**EXERCISE DESCRIPTION:** Quote all of the data that follows exactly as written, skipping the images.

**DATA LINES:**
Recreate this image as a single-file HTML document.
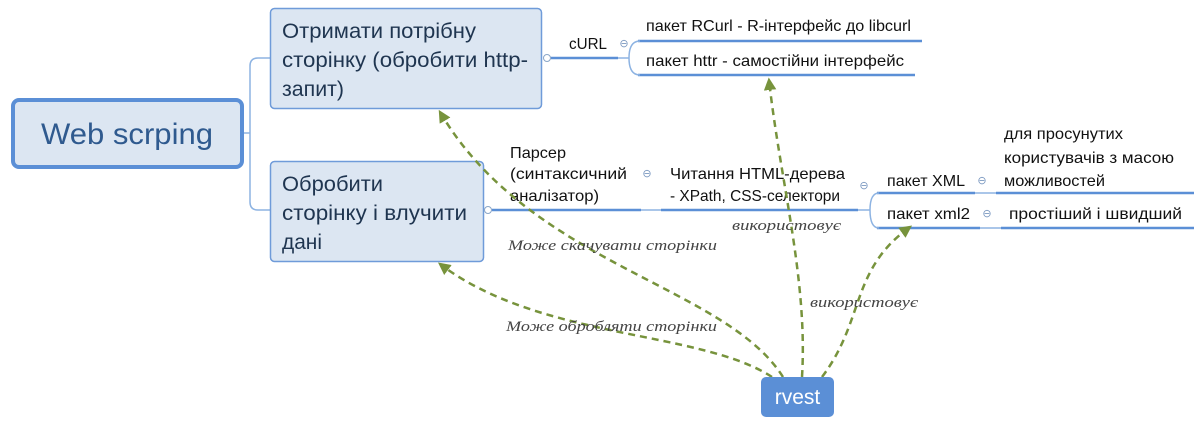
<!DOCTYPE html>
<html><head><meta charset="utf-8"><style>
html,body{margin:0;padding:0;background:#fff;width:1194px;height:430px;overflow:hidden}
svg{display:block}
.t{font-family:"Liberation Sans","DejaVu Sans",sans-serif;fill:#111}
.i{font-family:"Liberation Serif","DejaVu Serif",serif;font-style:italic;font-size:15px;fill:#444}
</style></head><body>
<svg width="1194" height="430" viewBox="0 0 1194 430" xmlns="http://www.w3.org/2000/svg">
<defs>
<marker id="a" viewBox="0 0 10 10" refX="8" refY="5" markerWidth="5" markerHeight="5" orient="auto-start-reverse">
<path d="M0,0 L10,5 L0,10 z" fill="#77933c"/></marker>
</defs>
<path d="M243,133 H250 M270,58 H258 Q250,58 250,66 V202 Q250,210 258,210 H270" fill="none" stroke="#8db3e2" stroke-width="1.5"/>
<rect x="13" y="100" width="229" height="67" rx="6" fill="#dce6f2" stroke="#5b8fd6" stroke-width="4"/>
<text x="41" y="144" class="t" style="font-size:30px;fill:#2f5a8f" textLength="172" lengthAdjust="spacingAndGlyphs">Web scrping</text>
<rect x="270.5" y="8.5" width="271" height="100" rx="4" fill="#dce6f2" stroke="#6f9bd9" stroke-width="1.5"/>
<g class="t" style="font-size:21px;fill:#1f3550">
<text x="282" y="38" textLength="194" lengthAdjust="spacingAndGlyphs">Отримати потрібну</text>
<text x="282" y="67" textLength="246" lengthAdjust="spacingAndGlyphs">сторінку (обробити http-</text>
<text x="282" y="96" textLength="62" lengthAdjust="spacingAndGlyphs">запит)</text>
</g>
<rect x="270.5" y="161.5" width="213" height="100" rx="4" fill="#dce6f2" stroke="#6f9bd9" stroke-width="1.5"/>
<g class="t" style="font-size:21px;fill:#1f3550">
<text x="282" y="191" textLength="101" lengthAdjust="spacingAndGlyphs">Обробити</text>
<text x="282" y="220" textLength="185" lengthAdjust="spacingAndGlyphs">сторінку і влучити</text>
<text x="282" y="249" textLength="40" lengthAdjust="spacingAndGlyphs">дані</text>
</g>
<g fill="none" stroke="#5b8fd6" stroke-width="2.5">
<line x1="551" y1="58" x2="618" y2="58"/>
<line x1="638" y1="41" x2="922" y2="41"/>
<line x1="638" y1="75" x2="915" y2="75"/>
<line x1="492" y1="210" x2="641" y2="210"/>
<line x1="661" y1="210" x2="858" y2="210"/>
<line x1="877" y1="193" x2="975" y2="193"/>
<line x1="996" y1="193" x2="1194" y2="193"/>
<line x1="877" y1="228" x2="980" y2="228"/>
<line x1="1001" y1="228" x2="1194" y2="228"/>
</g>
<g fill="none" stroke="#8db3e2" stroke-width="1.5">
<path d="M618,58 H629"/>
<path d="M640,41 Q629,41 629,58 Q629,75 640,75"/>
<path d="M641,210 H661 M858,210 H870"/>
<path d="M879,193 Q870,193 870,210 Q870,228 879,228"/>
<path d="M975,193 H996 M980,228 H1001"/>
</g>
<g fill="#fff" stroke="#8aa6c8" stroke-width="1">
<circle cx="547" cy="58" r="3.5"/><circle cx="488" cy="210" r="3.5"/>
</g>
<g class="t" style="font-size:11px;fill:#7a98c0" text-anchor="middle">
<text x="624" y="47">⊖</text><text x="647" y="177">⊖</text><text x="864" y="189">⊖</text><text x="982" y="184">⊖</text><text x="987" y="217">⊖</text>
</g>
<g class="t" style="font-size:16px">
<text x="569" y="49" textLength="38" lengthAdjust="spacingAndGlyphs">cURL</text>
<text x="646" y="31" textLength="265" lengthAdjust="spacingAndGlyphs">пакет RCurl - R-інтерфейс до libcurl</text>
<text x="646" y="66" textLength="258" lengthAdjust="spacingAndGlyphs">пакет httr - самостійни інтерфейс</text>
<text x="510" y="158" textLength="56" lengthAdjust="spacingAndGlyphs">Парсер</text>
<text x="510" y="179" textLength="117" lengthAdjust="spacingAndGlyphs">(синтаксичний</text>
<text x="510" y="201" textLength="89" lengthAdjust="spacingAndGlyphs">аналізатор)</text>
<text x="670" y="179" textLength="175" lengthAdjust="spacingAndGlyphs">Читання HTML-дерева</text>
<text x="670" y="201" textLength="170" lengthAdjust="spacingAndGlyphs">- XPath, CSS-селектори</text>
<text x="887" y="186" textLength="78" lengthAdjust="spacingAndGlyphs">пакет XML</text>
<text x="887" y="219" textLength="83" lengthAdjust="spacingAndGlyphs">пакет xml2</text>
<text x="1004" y="139" textLength="119" lengthAdjust="spacingAndGlyphs">для просунутих</text>
<text x="1004" y="163" textLength="170" lengthAdjust="spacingAndGlyphs">користувачів з масою</text>
<text x="1004" y="186" textLength="101" lengthAdjust="spacingAndGlyphs">можливостей</text>
<text x="1009" y="219" textLength="173" lengthAdjust="spacingAndGlyphs">простіший і швидший</text>
</g>
<g fill="none" stroke="#77933c" stroke-width="2.5" stroke-dasharray="7,5" marker-end="url(#a)">
<path d="M783,377 C725,285 530,265 440,112"/>
<path d="M772,377 C700,330 540,340 440,264"/>
<path d="M802,377 C808,280 780,180 769,80"/>
<path d="M822,377 C865,320 850,270 910,227"/>
</g>
<g class="i">
<text x="508" y="250" textLength="209" lengthAdjust="spacingAndGlyphs">Може скачувати сторінки</text>
<text x="506" y="331" textLength="211" lengthAdjust="spacingAndGlyphs">Може обробляти сторінки</text>
<text x="732" y="230" textLength="109" lengthAdjust="spacingAndGlyphs">використовує</text>
<text x="810" y="307" textLength="108" lengthAdjust="spacingAndGlyphs">використовує</text>
</g>
<rect x="761" y="377" width="73" height="40" rx="5" fill="#5b8fd6"/>
<text x="797.5" y="404" text-anchor="middle" class="t" style="font-size:21px;fill:#fff">rvest</text>
</svg>
</body></html>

**RESPONSE:**
Recreate this image as a single-file HTML document.
<!DOCTYPE html>
<html><head><meta charset="utf-8"><style>
html,body{margin:0;padding:0;background:#fff;width:1194px;height:430px;overflow:hidden}
svg{display:block}
.t{font-family:"Liberation Sans","DejaVu Sans",sans-serif;fill:#111}
.i{font-family:"Liberation Serif","DejaVu Serif",serif;font-style:italic;font-size:15px;fill:#444}
</style></head><body>
<svg width="1194" height="430" viewBox="0 0 1194 430" xmlns="http://www.w3.org/2000/svg">
<defs>
<marker id="a" viewBox="0 0 10 10" refX="8" refY="5" markerWidth="5" markerHeight="5" orient="auto-start-reverse">
<path d="M0,0 L10,5 L0,10 z" fill="#77933c"/></marker>
</defs>
<path d="M243,133 H250 M270,58 H258 Q250,58 250,66 V202 Q250,210 258,210 H270" fill="none" stroke="#8db3e2" stroke-width="1.5"/>
<rect x="13" y="100" width="229" height="67" rx="6" fill="#dce6f2" stroke="#5b8fd6" stroke-width="4"/>
<text x="41" y="144" class="t" style="font-size:30px;fill:#2f5a8f" textLength="172" lengthAdjust="spacingAndGlyphs">Web scrping</text>
<rect x="270.5" y="8.5" width="271" height="100" rx="4" fill="#dce6f2" stroke="#6f9bd9" stroke-width="1.5"/>
<g class="t" style="font-size:21px;fill:#1f3550">
<text x="282" y="38" textLength="194" lengthAdjust="spacingAndGlyphs">Отримати потрібну</text>
<text x="282" y="67" textLength="246" lengthAdjust="spacingAndGlyphs">сторінку (обробити http-</text>
<text x="282" y="96" textLength="62" lengthAdjust="spacingAndGlyphs">запит)</text>
</g>
<rect x="270.5" y="161.5" width="213" height="100" rx="4" fill="#dce6f2" stroke="#6f9bd9" stroke-width="1.5"/>
<g class="t" style="font-size:21px;fill:#1f3550">
<text x="282" y="191" textLength="101" lengthAdjust="spacingAndGlyphs">Обробити</text>
<text x="282" y="220" textLength="185" lengthAdjust="spacingAndGlyphs">сторінку і влучити</text>
<text x="282" y="249" textLength="40" lengthAdjust="spacingAndGlyphs">дані</text>
</g>
<g fill="none" stroke="#5b8fd6" stroke-width="2.5">
<line x1="551" y1="58" x2="618" y2="58"/>
<line x1="638" y1="41" x2="922" y2="41"/>
<line x1="638" y1="75" x2="915" y2="75"/>
<line x1="492" y1="210" x2="641" y2="210"/>
<line x1="661" y1="210" x2="858" y2="210"/>
<line x1="877" y1="193" x2="975" y2="193"/>
<line x1="996" y1="193" x2="1194" y2="193"/>
<line x1="877" y1="228" x2="980" y2="228"/>
<line x1="1001" y1="228" x2="1194" y2="228"/>
</g>
<g fill="none" stroke="#8db3e2" stroke-width="1.5">
<path d="M618,58 H629"/>
<path d="M640,41 Q629,41 629,58 Q629,75 640,75"/>
<path d="M641,210 H661 M858,210 H870"/>
<path d="M879,193 Q870,193 870,210 Q870,228 879,228"/>
<path d="M975,193 H996 M980,228 H1001"/>
</g>
<g fill="#fff" stroke="#8aa6c8" stroke-width="1">
<circle cx="547" cy="58" r="3.5"/><circle cx="488" cy="210" r="3.5"/>
</g>
<g class="t" style="font-size:11px;fill:#7a98c0" text-anchor="middle">
<text x="624" y="47">⊖</text><text x="647" y="177">⊖</text><text x="864" y="189">⊖</text><text x="982" y="184">⊖</text><text x="987" y="217">⊖</text>
</g>
<g class="t" style="font-size:16px">
<text x="569" y="49" textLength="38" lengthAdjust="spacingAndGlyphs">cURL</text>
<text x="646" y="31" textLength="265" lengthAdjust="spacingAndGlyphs">пакет RCurl - R-інтерфейс до libcurl</text>
<text x="646" y="66" textLength="258" lengthAdjust="spacingAndGlyphs">пакет httr - самостійни інтерфейс</text>
<text x="510" y="158" textLength="56" lengthAdjust="spacingAndGlyphs">Парсер</text>
<text x="510" y="179" textLength="117" lengthAdjust="spacingAndGlyphs">(синтаксичний</text>
<text x="510" y="201" textLength="89" lengthAdjust="spacingAndGlyphs">аналізатор)</text>
<text x="670" y="179" textLength="175" lengthAdjust="spacingAndGlyphs">Читання HTML-дерева</text>
<text x="670" y="201" textLength="170" lengthAdjust="spacingAndGlyphs">- XPath, CSS-селектори</text>
<text x="887" y="186" textLength="78" lengthAdjust="spacingAndGlyphs">пакет XML</text>
<text x="887" y="219" textLength="83" lengthAdjust="spacingAndGlyphs">пакет xml2</text>
<text x="1004" y="139" textLength="119" lengthAdjust="spacingAndGlyphs">для просунутих</text>
<text x="1004" y="163" textLength="170" lengthAdjust="spacingAndGlyphs">користувачів з масою</text>
<text x="1004" y="186" textLength="101" lengthAdjust="spacingAndGlyphs">можливостей</text>
<text x="1009" y="219" textLength="173" lengthAdjust="spacingAndGlyphs">простіший і швидший</text>
</g>
<g fill="none" stroke="#77933c" stroke-width="2.5" stroke-dasharray="7,5" marker-end="url(#a)">
<path d="M783,377 C725,285 530,265 440,112"/>
<path d="M772,377 C700,330 540,340 440,264"/>
<path d="M802,377 C808,280 780,180 769,80"/>
<path d="M822,377 C865,320 850,270 910,227"/>
</g>
<g class="i">
<text x="508" y="250" textLength="209" lengthAdjust="spacingAndGlyphs">Може скачувати сторінки</text>
<text x="506" y="331" textLength="211" lengthAdjust="spacingAndGlyphs">Може обробляти сторінки</text>
<text x="732" y="230" textLength="109" lengthAdjust="spacingAndGlyphs">використовує</text>
<text x="810" y="307" textLength="108" lengthAdjust="spacingAndGlyphs">використовує</text>
</g>
<rect x="761" y="377" width="73" height="40" rx="5" fill="#5b8fd6"/>
<text x="797.5" y="404" text-anchor="middle" class="t" style="font-size:21px;fill:#fff">rvest</text>
</svg>
</body></html>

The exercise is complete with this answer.